Interesting remark, thank you! The headline mentions ‘Mediation’ simply because this term is in the official name of the concerned ADR institution (viz. the Patent Mediation and Arbitration Centre, PMAC). However, please note that this piece focuses on the arbitration proceedings of the PMAC.
For sake of word-count and avoidance of repetitions, the “winning party” and “losing party” quickly designate the award-creditor and award-debtor, respectively.

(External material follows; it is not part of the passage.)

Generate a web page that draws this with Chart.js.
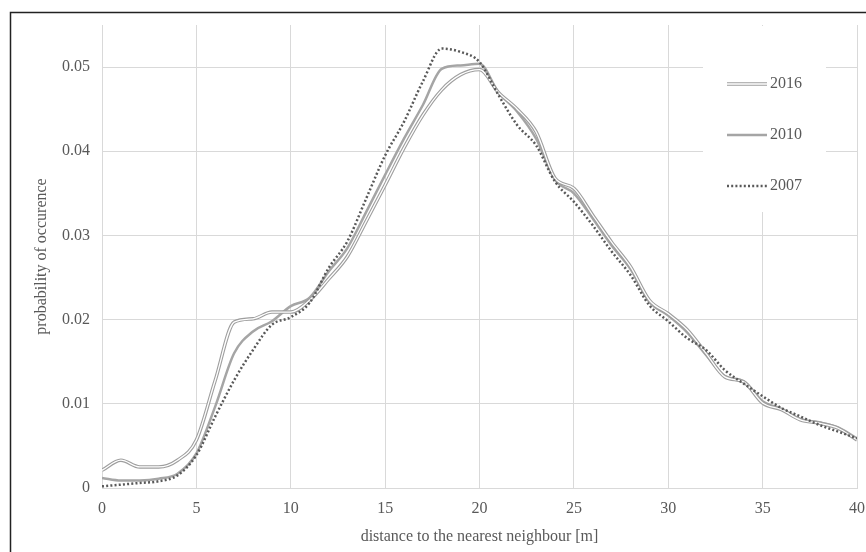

Maybe a more neutral terminology – borrowed from the UNIDROIT principles – could be the “obligee” and the “obligor” depending on the party that is entitled to claim performance of a given unfulfilled obligation.
I would be interested to know how you would otherwise call them, even in opposition the EPO uses those terms and they function also as mediators at the end, or they even call both as loosing parties, for the majority of the cases …
The UPC suffer from the same problem as Arbitration Tribunals in Achmea, as it is not a “Common Court” to the Member States, contrary to what is written in the UPCA and in the Brussels regulation. It is only a matter of time before someone submits a question of validity of the Brussels regulation to one of the National Courts.
Someone who analyzed the Opinion 1/09 back in 2011 was able to predict Achmea (2017) because National Courts were removed:
https://eulaw.typepad.com/eulawblog/2011/03/patent-court-national-courts-and-eu-law-opinion-109.html
“So, because the new system had the effect of ousting the jurisdiction of national courts in the application of EU law, the Court found it incompatible with the EU Treaty.
That is all well and good. But our searching minds thought about BIT arbitration….. Has the Court of Justice inadvertently affected that ?”
As arbitration is expressly excluded in Regulation (EU) No 1215/2012, I doubt if the UPCA can be used to provide for cross-border intra-EU leave of enforcement (exequatur) of arbitral awards.